The enemy wants you to think it was all a lie. The world wants you to think it was all foolish. Some of your brothers and sisters want you to think you were duped. But I am here to tell you something different.

You found God. In the middle of all that mess and all that beauty, you found God. And that was not a mistake. That was not a gimmick. That was the Holy Spirit meeting you where you were. And that remains true, no matter what happened after.

I found God. In the middle of all that mess and all that beauty, I found God. And that was not a mistake.

Remember What Drew You In

Write down what you loved about that time. Do not be ashamed of it. Let it be a reminder that God met you there.
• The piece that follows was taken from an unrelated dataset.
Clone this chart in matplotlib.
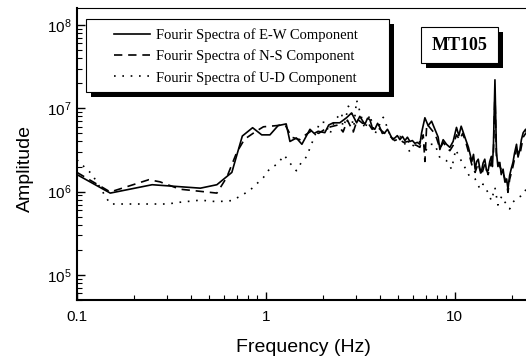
import matplotlib
matplotlib.use("Agg")
import matplotlib.pyplot as plt
from matplotlib.patches import Rectangle
from matplotlib.ticker import NullFormatter

plt.rcParams["font.family"] = ["Liberation Sans", "DejaVu Sans"]
plt.rcParams["mathtext.default"] = "regular"

# E-W component (Hz, amplitude)
freq_ew = [0.10, 0.15, 0.25, 0.45, 0.55, 0.66, 0.75, 0.85, 0.95, 1.05, 1.16, 1.28, 1.34, 1.45, 1.55,
           1.71, 1.80, 1.89, 2.05, 2.15, 2.27, 2.46, 2.67, 2.84, 3.02, 3.14, 3.34, 3.45, 3.55, 3.66,
           3.77, 3.90, 4.01, 4.13, 4.26, 4.40, 4.53, 4.67, 4.81, 4.96, 5.12, 5.28, 5.44, 5.61, 5.78,
           5.96, 6.14, 6.33, 6.53, 6.67, 6.94, 7.22, 7.53, 7.84, 8.16, 8.33, 8.67, 9.03, 9.41, 9.79,
           10.2, 10.5, 10.8, 11.3, 11.8, 12.0, 12.3, 12.55, 12.8, 13.05, 13.3, 13.55, 13.8, 14.1, 14.4,
           14.7, 15.0, 15.3, 15.6, 15.8, 16.0, 16.3, 16.6, 16.9, 17.3, 17.6, 18.0, 18.4, 18.8, 19.1,
           19.5, 19.9, 20.3, 20.7, 21.2, 21.6, 22.1, 22.5, 23.0, 23.7, 24.3, 25.0]
amp_ew = [1.60e6, 0.96e6, 1.21e6, 1.10e6, 1.21e6, 1.70e6, 4.65e6, 5.85e6, 4.80e6, 4.80e6, 6.20e6, 6.50e6, 4.00e6, 4.40e6, 3.70e6,
          5.60e6, 5.00e6, 5.30e6, 5.10e6, 6.30e6, 6.70e6, 6.70e6, 7.70e6, 8.80e6, 6.70e6, 8.00e6, 6.40e6, 7.60e6, 7.30e6, 5.80e6,
          5.60e6, 6.60e6, 5.90e6, 5.00e6, 5.10e6, 5.60e6, 4.90e6, 4.30e6, 4.40e6, 4.70e6, 4.20e6, 4.60e6, 4.10e6, 4.50e6, 4.00e6,
          4.10e6, 3.80e6, 3.90e6, 3.70e6, 5.10e6, 7.70e6, 6.20e6, 7.00e6, 5.60e6, 4.50e6, 3.20e6, 4.20e6, 3.70e6, 3.40e6, 4.00e6,
          5.90e6, 4.70e6, 6.10e6, 4.50e6, 3.40e6, 2.90e6, 2.30e6, 2.80e6, 1.86e6, 2.30e6, 2.45e6, 1.90e6, 1.70e6, 2.20e6, 2.45e6,
          1.80e6, 1.78e6, 2.30e6, 2.65e6, 2.00e6, 3.50e6, 2.20e7, 2.97e6, 2.00e6, 2.24e6, 1.60e6, 1.86e6, 1.30e6, 1.42e6, 1.07e6,
          1.57e6, 1.90e6, 2.24e6, 2.90e6, 3.70e6, 2.60e6, 3.20e6, 4.20e6, 5.10e6, 5.60e6, 4.40e6, 5.00e6]

# N-S component
freq_ns = [0.10, 0.15, 0.24, 0.275, 0.35, 0.55, 0.62, 0.70, 0.77, 0.89, 0.97, 1.14, 1.26, 1.37, 1.51,
           1.62, 1.75, 1.90, 2.05, 2.20, 2.40, 2.56, 2.70, 2.90, 3.05, 3.25, 3.45, 3.65, 3.85, 4.05,
           4.30, 4.55, 4.80, 5.05, 5.35, 5.65, 5.95, 6.25, 6.53, 6.80, 6.94, 7.10, 7.40, 7.70, 8.00,
           8.33, 8.70, 9.03, 9.41, 9.80, 10.2, 10.6, 11.0, 11.4, 11.8, 12.3, 12.8, 13.3, 13.8, 14.4,
           15.0, 15.6, 16.0, 16.3, 16.6, 17.3, 18.0, 18.8, 19.1, 19.5, 20.3, 21.2, 22.1, 23.0, 23.7, 25.0]
amp_ns = [1.70e6, 0.99e6, 1.39e6, 1.31e6, 1.07e6, 0.96e6, 1.48e6, 2.94e6, 4.25e6, 5.33e6, 6.00e6, 6.20e6, 6.40e6, 4.50e6, 4.20e6,
          4.80e6, 5.40e6, 5.00e6, 5.60e6, 6.00e6, 6.30e6, 5.20e6, 7.20e6, 5.20e6, 7.40e6, 6.60e6, 6.80e6, 5.60e6, 6.10e6, 5.50e6,
          4.90e6, 4.60e6, 4.10e6, 4.30e6, 3.90e6, 4.00e6, 3.70e6, 3.60e6, 3.40e6, 4.80e6, 2.30e6, 6.50e6, 5.80e6, 5.20e6, 4.40e6,
          3.30e6, 3.90e6, 3.40e6, 3.10e6, 3.60e6, 4.80e6, 4.20e6, 5.00e6, 4.00e6, 3.00e6, 2.10e6, 1.70e6, 2.20e6, 1.55e6, 2.15e6,
          1.60e6, 2.30e6, 3.00e6, 1.50e7, 2.60e6, 2.00e6, 1.65e6, 1.25e6, 0.98e6, 1.40e6, 2.00e6, 3.20e6, 2.80e6, 4.50e6, 5.00e6, 4.60e6]

# U-D component
freq_ud = [0.10, 0.12, 0.14, 0.15, 0.30, 0.35, 0.45, 0.55, 0.66, 0.73, 0.82, 0.97, 1.05, 1.15, 1.25,
           1.34, 1.45, 1.54, 1.64, 1.78, 1.93, 2.05, 2.18, 2.32, 2.52, 2.56, 2.73, 2.84, 2.90, 3.02,
           3.14, 3.34, 3.55, 3.77, 4.18, 4.35, 4.64, 5.12, 5.55, 5.78, 6.14, 6.80, 6.94, 7.38, 7.84,
           8.33, 9.03, 9.61, 10.1, 10.6, 11.3, 12.0, 12.8, 13.6, 14.1, 15.0, 15.6, 16.3, 16.9, 17.7,
           18.4, 19.1, 19.5, 20.3, 21.6, 23.0, 24.4]
amp_ud = [2.40e6, 1.62e6, 0.91e6, 0.71e6, 0.71e6, 0.745e6, 0.79e6, 0.757e6, 0.78e6, 0.88e6, 1.03e6, 1.48e6, 1.90e6, 2.14e6, 2.74e6,
          2.20e6, 1.78e6, 2.24e6, 2.62e6, 4.20e6, 6.80e6, 6.80e6, 4.90e6, 7.30e6, 8.80e6, 5.30e6, 1.06e7, 9.20e6, 5.30e6, 1.25e7,
          9.20e6, 5.60e6, 8.40e6, 4.90e6, 7.80e6, 6.20e6, 4.20e6, 4.60e6, 3.50e6, 3.00e6, 3.90e6, 4.00e6, 3.00e6, 3.70e6, 3.70e6,
          2.55e6, 2.35e6, 1.86e6, 3.20e6, 2.55e6, 1.95e6, 1.50e6, 1.42e6, 1.07e6, 1.23e6, 0.97e6, 0.78e6, 1.12e6, 0.69e6, 0.88e6,
          0.75e6, 0.67e6, 0.62e6, 0.75e6, 0.85e6, 0.91e6, 1.20e6]

labels = ["Fourir Spectra of E-W Component", "Fourir Spectra of N-S Component", "Fourir Spectra of U-D Component"]
x_ticks = [0.1, 1, 10]
x_ticklabels = ["0.1", "1", "10"]
station = "MT105"

W, H = 526, 363
fig = plt.figure(figsize=(W / 100, H / 100), dpi=100)
# axes run past the right edge of the picture, as in the source
ax = fig.add_axes([77 / W, 1 - 300 / H, 468 / W, 292 / H])

lw = 1.2
h1, = ax.plot(freq_ew, amp_ew, color="k", lw=lw, ls="-", label=labels[0])
h2, = ax.plot(freq_ns, amp_ns, color="k", lw=lw, ls=(0, (5, 3.5)), label=labels[1])
h3, = ax.plot(freq_ud, amp_ud, color="k", lw=lw, ls=(0, (1, 4)), label=labels[2])

ax.set_xscale("log"); ax.set_yscale("log")
ax.set_xlim(0.1, 30)
ax.set_ylim(5e4, 1.6e8)
ax.set_xticks(x_ticks, labels=x_ticklabels)
ax.xaxis.set_minor_formatter(NullFormatter())
ax.tick_params(which="both", direction="in", top=False, right=False, labelsize=11)
ax.tick_params(which="major", length=6, width=1.0)
ax.tick_params(which="minor", length=3.5, width=0.8)
ax.tick_params(axis="x", pad=7)
ax.tick_params(axis="y", pad=4)
for s in ("left", "bottom"):
    ax.spines[s].set_linewidth(1.5)
ax.spines["top"].set_linewidth(0.8)

fig.text(303 / W, 1 - 347 / H, "Frequency (Hz)", ha="center", va="center", fontsize=14)
fig.text(25 / W, 1 - 168 / H, "Amplitude", ha="center", va="center", rotation=90, fontsize=14)

# legend box with hard black shadow
tf = fig.transFigure
fig.add_artist(Rectangle((91 / W, 1 - 97 / H), 303 / W, 73 / H, fc="k", ec="none", transform=tf, zorder=5))
fig.add_artist(Rectangle((86 / W, 1 - 92 / H), 303 / W, 73 / H, fc="white", ec="k", lw=0.8, transform=tf, zorder=6))
leg = fig.legend([h1, h2, h3], labels, loc="upper left", bbox_to_anchor=(114 / W, 1 - 28 / H),
                 bbox_transform=tf, frameon=False, borderpad=0, borderaxespad=0,
                 handlelength=2.5, handletextpad=0.35, labelspacing=0.52,
                 prop={"family": "Liberation Serif", "size": 10.5})
leg.set_zorder(7)

# station tag
fig.add_artist(Rectangle((426 / W, 1 - 68 / H), 77 / W, 36 / H, fc="k", ec="none", transform=tf, zorder=5))
fig.add_artist(Rectangle((421 / W, 1 - 63 / H), 77 / W, 36 / H, fc="white", ec="k", lw=0.8, transform=tf, zorder=6))
fig.text(459.5 / W, 1 - 45 / H, station, ha="center", va="center", fontsize=13,
         family="Liberation Serif", weight="bold", zorder=7)

fig.savefig("out.png", dpi=100)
Remember the hunger that led you to seek Him.

  • What was it about the movement that first drew me to God?
  • What do I remember most vividly from that time?
  • How has that experience shaped my faith journey?
  • What am I allowed to grieve from that season?
  • What would I say to someone who calls my experience a scam?
  • How do I hold on to what was real while acknowledging what went wrong?
  • What is the difference between finding God and finding a movement?

All of that was real. All of that mattered. And you are allowed to grieve it. You are allowed to miss what it was before it got complicated.

✦ ✦ ✦

Father, thank You for meeting me when I was searching. Thank You for the movement that drew me closer to You, even though it became messy.

Help me to remember what was real, what drew me in, and not to be ashamed of the hunger that led me to You. Give me peace as I grieve what was lost, and help me to hold on to what was good.

I trust that You were there even when I did not see it. In Jesus Name, Amen.

Tomorrow, we are going to talk about something that the world does not want to hear. We are going to talk about evidence. About documented miracles and verified healings. About what is real whether the skeptics believe it or not.

But today, I just want to sit with what we loved. And grieve it. And remember that it was real.